A l'occasion de sa conférence de rentrée, Microsoft a par ailleurs donné la parole à des entrepreneurs plaçant l'environnement et le développement durable au coeur de leurs préoccupations. Antoine Bruge, responsable projet pour la Surfrider Foundation Europe, a notamment livré un aperçu des activités de son organisme qui a fait le constat que 80% des déchets plastiques qui polluent les océans proviennent des fleuves et des rivières. « L'idée est de mieux identifier les produits plastiques pour comprendre où sont les déchets pour cartographier la pollution et agir en amont », a indiqué Antoine Bruge. Pour répondre à ce besoin, la Surfrider Foundation Europe s'est alliée avec Heuritech, une start-up accélérée dans le cadre du programme AI Factory de Microsoft, qui a développé un moteur d'apprentissage dédié à la reconnaissance d'images. L'objectif est de parvenir à entrainer le modèle pour permettre à terme, la reconnaissance de 20 000 objets plastiques et détecter la pollution. D'ici 15 jours, une plateforme va être mise en ligne afin de constituer une grande base de données open source de déchets « labellisés », à laquelle pourront contribuer tout un chacun en téléchargeant des vidéos ou des clichés des déchets plastiques flottants ou stagnants.
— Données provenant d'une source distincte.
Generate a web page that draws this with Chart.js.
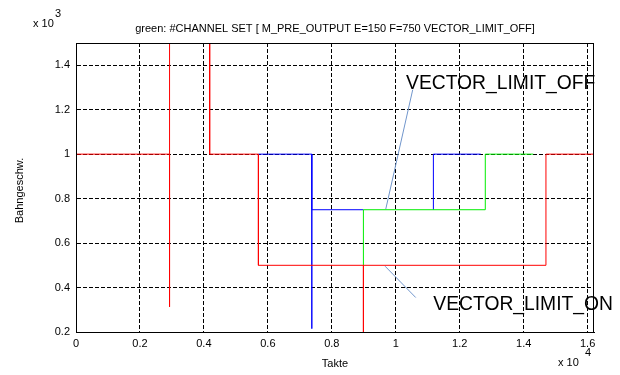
<!DOCTYPE html>
<html>
<head>
<meta charset="utf-8">
<script src="https://cdn.jsdelivr.net/npm/chart.js@4/dist/chart.umd.min.js"></script>
<style>
  body { margin: 0; background: #fff; }
  #wrap { width: 620px; height: 375px; }
</style>
</head>
<body>
<div id="wrap"><canvas id="chart" width="620" height="375"></canvas></div>
<script>
// tick positions (raw units, shown scaled by 1e4 / 1e3)
const xTicks = [0, 2000, 4000, 6000, 8000, 10000, 12000, 14000, 16000];
const yTicks = [200, 400, 600, 800, 1000, 1200, 1400];

// red trace
const redX = [0, 0, 2926, 2926, 2926, 4180, 4180, 5705, 5705, 8988, 8988, 8988, 14697, 14697, 16200];
const redY = [240, 1000, 1000, 313, 1600, 1600, 1000, 1000, 500, 500, 150, 500, 500, 1000, 1000];

// blue trace (null = gap)
const blueX = [5705, 7375, 7375, 7375, 8988, 9000, 11177, 11177, 12656];
const blueY = [1000, 1000, 215, 750, 750, null, 750, 1000, 1000];

// green trace
const greenX = [8988, 8988, 12800, 12800, 14300];
const greenY = [500, 750, 750, 1000, 1000];

// annotation pointer lines
const offLineX = [10531, 9688];
const offLineY = [1290, 753];
const onLineX = [9666, 10625];
const onLineY = [496, 355];

const titleText = 'green: #CHANNEL SET [ M_PRE_OUTPUT E=150 F=750 VECTOR_LIMIT_OFF]';
const notes = [
    { text: 'VECTOR_LIMIT_OFF', x: 10322, y: 1294 },
    { text: 'VECTOR_LIMIT_ON', x: 11175, y: 298 }
];

function toPoints(xs, ys) {
    return xs.map((x, i) => ({ x: x, y: ys[i] }));
}

function fmt(v, div) {
    return String(Number((v / div).toFixed(1)));
}

const FONT = '"Liberation Sans", Arial, sans-serif';

const framePlugin = {
    id: 'frame',
    afterDraw(chart) {
        const ctx = chart.ctx;
        const a = chart.chartArea;
        const xs = chart.scales.x;
        const ys = chart.scales.y;
        ctx.save();
        // box
        ctx.strokeStyle = '#000';
        ctx.lineWidth = 1;
        ctx.strokeRect(Math.round(a.left) + 0.5, Math.round(a.top) + 0.5,
            Math.round(a.right - a.left) - 1, Math.round(a.bottom - a.top));

        ctx.fillStyle = '#000';
        ctx.textBaseline = 'alphabetic';

        // title
        ctx.font = '11px ' + FONT;
        ctx.textAlign = 'center';
        ctx.fillText(titleText, (a.left + a.right) / 2, 32);

        // axis titles
        ctx.fillText('Takte', (a.left + a.right) / 2, 367);
        ctx.save();
        ctx.translate(23, (a.top + a.bottom) / 2 + 3);
        ctx.rotate(-Math.PI / 2);
        ctx.fillText('Bahngeschw.', 0, 0);
        ctx.restore();

        // exponent labels
        ctx.textAlign = 'left';
        ctx.fillText('x 10', 33, 27);
        ctx.fillText('3', 55, 17);
        ctx.fillText('x 10', 558, 366);
        ctx.fillText('4', 585, 356);

        // annotation texts
        ctx.font = '19.3px ' + FONT;
        notes.forEach(n => {
            ctx.fillText(n.text, xs.getPixelForValue(n.x), ys.getPixelForValue(n.y));
        });
        ctx.restore();
    }
};

function lineSet(data, color, order) {
    return {
        data: data,
        borderColor: color,
        backgroundColor: color,
        borderWidth: 1,
        pointRadius: 0,
        showLine: true,
        spanGaps: false,
        tension: 0,
        order: order
    };
}

new Chart(document.getElementById('chart'), {
    type: 'scatter',
    data: {
        datasets: [
            lineSet(toPoints(redX, redY), '#ff0000', 1),
            lineSet(toPoints(greenX, greenY), '#00ee00', 2),
            lineSet(toPoints(blueX, blueY), '#0000ff', 3),
            lineSet(toPoints(offLineX, offLineY), '#7196cc', 4),
            lineSet(toPoints(onLineX, onLineY), '#7196cc', 5)
        ]
    },
    options: {
        responsive: false,
        devicePixelRatio: 1,
        animation: false,
        layout: { padding: { left: 0, right: 26, top: 43, bottom: 0 } },
        plugins: {
            legend: { display: false },
            tooltip: { enabled: false },
            title: { display: false }
        },
        scales: {
            x: {
                type: 'linear',
                min: 0,
                max: 16200,
                afterBuildTicks: s => { s.ticks = xTicks.map(v => ({ value: v })); },
                afterFit: s => { s.height = 43; },
                grid: { color: '#000', lineWidth: 1, drawTicks: false },
                border: { display: true, color: '#000', dash: [4, 2] },
                ticks: {
                    padding: 5,
                    color: '#000',
                    maxRotation: 0,
                    autoSkip: false,
                    font: { family: FONT, size: 11 },
                    callback: v => fmt(v, 10000)
                }
            },
            y: {
                type: 'linear',
                min: 200,
                max: 1500,
                afterBuildTicks: s => { s.ticks = yTicks.map(v => ({ value: v })); },
                afterFit: s => { s.width = 76; },
                grid: { color: '#000', lineWidth: 1, drawTicks: false },
                border: { display: true, color: '#000', dash: [4, 2] },
                ticks: {
                    padding: 6,
                    color: '#000',
                    autoSkip: false,
                    font: { family: FONT, size: 11 },
                    callback: v => fmt(v, 1000)
                }
            }
        }
    },
    plugins: [framePlugin]
});
</script>
</body>
</html>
L'agriculture aussi dans le bain de l'IA

Créée en 2017, De Nous à Vous a créé la marque « En direct des éleveurs » qui réunit sous forme de coopérative 14 exploitations laitières produisant et distribuant en circuit court plusieurs millions de litres de lait par an. « Les agriculteurs sont déjà connectés mais en matière de data pour la fiabilité et la transparence de leurs activités, tout n'est pas encore clair », a indiqué Fabrice Hégro, co-fondateur de De Nous à Vous. « L'agriculteur est bourré de data qui ne servent jamais ». Pour exploiter la montagne de données des agriculteurs, un partenariat réunissant Microsoft, Accenture et Ashoka a été mis en place pour créer une plateforme IA automatisant les recommandations aux éleveurs pour améliorer la qualité de leur lait et réduire leur empreinte carbone en optimisant la prise de décision en particulier sur la gestion des stocks. « Passer à l'IA correspond à ma génération », a indiqué un agriculteur adhérent de la coopérative. « Amener ses données tous les jours et ne pas les ranger dans les tiroirs, les rendre réutilisables est très important pour notre métier ».